● INSTRUCTIONS TO FOLLOW:
Reproduce the listing below without changes, except that pictures are left out.

● INPUT:
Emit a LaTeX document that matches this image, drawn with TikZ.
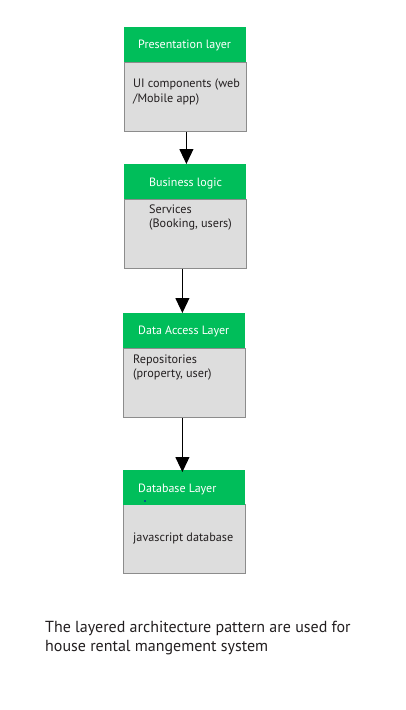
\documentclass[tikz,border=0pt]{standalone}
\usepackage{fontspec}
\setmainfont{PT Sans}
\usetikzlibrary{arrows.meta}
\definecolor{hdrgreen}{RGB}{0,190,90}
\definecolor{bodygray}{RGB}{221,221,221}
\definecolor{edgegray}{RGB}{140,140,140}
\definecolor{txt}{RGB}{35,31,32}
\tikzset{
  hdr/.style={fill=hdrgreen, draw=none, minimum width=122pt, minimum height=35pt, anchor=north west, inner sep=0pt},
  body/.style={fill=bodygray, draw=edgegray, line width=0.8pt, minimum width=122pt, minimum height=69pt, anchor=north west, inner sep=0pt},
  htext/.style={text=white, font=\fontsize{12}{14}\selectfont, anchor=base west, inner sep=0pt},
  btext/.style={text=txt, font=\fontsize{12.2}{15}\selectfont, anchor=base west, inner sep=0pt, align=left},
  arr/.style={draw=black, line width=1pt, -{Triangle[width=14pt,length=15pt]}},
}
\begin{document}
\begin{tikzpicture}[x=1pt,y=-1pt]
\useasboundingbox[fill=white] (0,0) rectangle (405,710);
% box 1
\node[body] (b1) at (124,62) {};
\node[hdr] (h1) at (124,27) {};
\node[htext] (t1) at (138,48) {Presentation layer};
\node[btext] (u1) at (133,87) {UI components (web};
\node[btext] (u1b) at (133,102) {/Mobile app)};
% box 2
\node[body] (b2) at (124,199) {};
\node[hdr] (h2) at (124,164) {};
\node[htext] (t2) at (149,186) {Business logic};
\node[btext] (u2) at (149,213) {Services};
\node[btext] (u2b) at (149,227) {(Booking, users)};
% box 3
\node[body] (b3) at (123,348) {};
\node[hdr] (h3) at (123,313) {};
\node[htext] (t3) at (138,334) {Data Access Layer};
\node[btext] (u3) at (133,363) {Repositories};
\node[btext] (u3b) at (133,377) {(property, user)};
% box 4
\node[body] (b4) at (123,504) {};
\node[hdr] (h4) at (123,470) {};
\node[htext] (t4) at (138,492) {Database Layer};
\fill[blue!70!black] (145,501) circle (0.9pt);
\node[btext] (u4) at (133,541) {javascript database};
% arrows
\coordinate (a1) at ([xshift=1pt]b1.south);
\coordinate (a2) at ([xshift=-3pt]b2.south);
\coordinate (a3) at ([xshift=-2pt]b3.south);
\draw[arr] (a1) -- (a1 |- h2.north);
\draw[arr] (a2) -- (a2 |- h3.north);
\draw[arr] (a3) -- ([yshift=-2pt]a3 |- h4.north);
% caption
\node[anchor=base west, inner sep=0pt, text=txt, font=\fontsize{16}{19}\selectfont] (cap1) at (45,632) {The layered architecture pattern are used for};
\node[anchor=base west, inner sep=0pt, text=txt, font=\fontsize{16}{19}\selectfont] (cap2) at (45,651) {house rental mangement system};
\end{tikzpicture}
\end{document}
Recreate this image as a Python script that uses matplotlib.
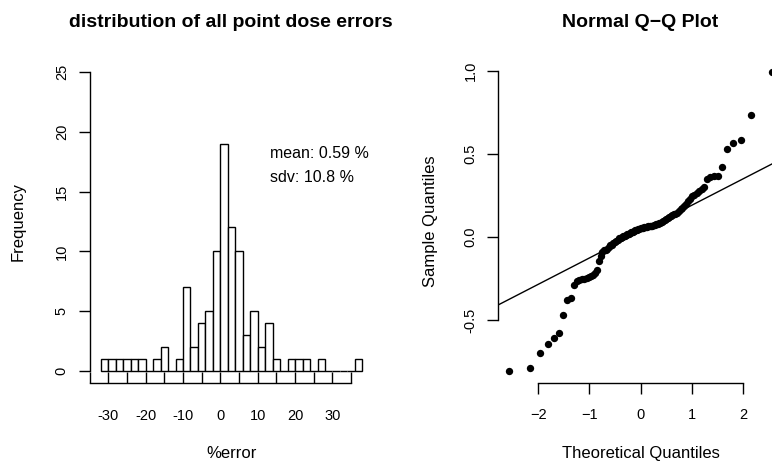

● EXERCISE SOLUTION:
Emit a LaTeX document that matches this image, drawn with TikZ.
\documentclass[tikz,border=0pt]{standalone}
\usepackage{fontspec}
\setmainfont{PT Sans}
\usetikzlibrary{arrows.meta}
\definecolor{hdrgreen}{RGB}{0,190,90}
\definecolor{bodygray}{RGB}{221,221,221}
\definecolor{edgegray}{RGB}{140,140,140}
\definecolor{txt}{RGB}{35,31,32}
\tikzset{
  hdr/.style={fill=hdrgreen, draw=none, minimum width=122pt, minimum height=35pt, anchor=north west, inner sep=0pt},
  body/.style={fill=bodygray, draw=edgegray, line width=0.8pt, minimum width=122pt, minimum height=69pt, anchor=north west, inner sep=0pt},
  htext/.style={text=white, font=\fontsize{12}{14}\selectfont, anchor=base west, inner sep=0pt},
  btext/.style={text=txt, font=\fontsize{12.2}{15}\selectfont, anchor=base west, inner sep=0pt, align=left},
  arr/.style={draw=black, line width=1pt, -{Triangle[width=14pt,length=15pt]}},
}
\begin{document}
\begin{tikzpicture}[x=1pt,y=-1pt]
\useasboundingbox[fill=white] (0,0) rectangle (405,710);
% box 1
\node[body] (b1) at (124,62) {};
\node[hdr] (h1) at (124,27) {};
\node[htext] (t1) at (138,48) {Presentation layer};
\node[btext] (u1) at (133,87) {UI components (web};
\node[btext] (u1b) at (133,102) {/Mobile app)};
% box 2
\node[body] (b2) at (124,199) {};
\node[hdr] (h2) at (124,164) {};
\node[htext] (t2) at (149,186) {Business logic};
\node[btext] (u2) at (149,213) {Services};
\node[btext] (u2b) at (149,227) {(Booking, users)};
% box 3
\node[body] (b3) at (123,348) {};
\node[hdr] (h3) at (123,313) {};
\node[htext] (t3) at (138,334) {Data Access Layer};
\node[btext] (u3) at (133,363) {Repositories};
\node[btext] (u3b) at (133,377) {(property, user)};
% box 4
\node[body] (b4) at (123,504) {};
\node[hdr] (h4) at (123,470) {};
\node[htext] (t4) at (138,492) {Database Layer};
\fill[blue!70!black] (145,501) circle (0.9pt);
\node[btext] (u4) at (133,541) {javascript database};
% arrows
\coordinate (a1) at ([xshift=1pt]b1.south);
\coordinate (a2) at ([xshift=-3pt]b2.south);
\coordinate (a3) at ([xshift=-2pt]b3.south);
\draw[arr] (a1) -- (a1 |- h2.north);
\draw[arr] (a2) -- (a2 |- h3.north);
\draw[arr] (a3) -- ([yshift=-2pt]a3 |- h4.north);
% caption
\node[anchor=base west, inner sep=0pt, text=txt, font=\fontsize{16}{19}\selectfont] (cap1) at (45,632) {The layered architecture pattern are used for};
\node[anchor=base west, inner sep=0pt, text=txt, font=\fontsize{16}{19}\selectfont] (cap2) at (45,651) {house rental mangement system};
\end{tikzpicture}
\end{document}
Recreate this image as a Python script that uses matplotlib.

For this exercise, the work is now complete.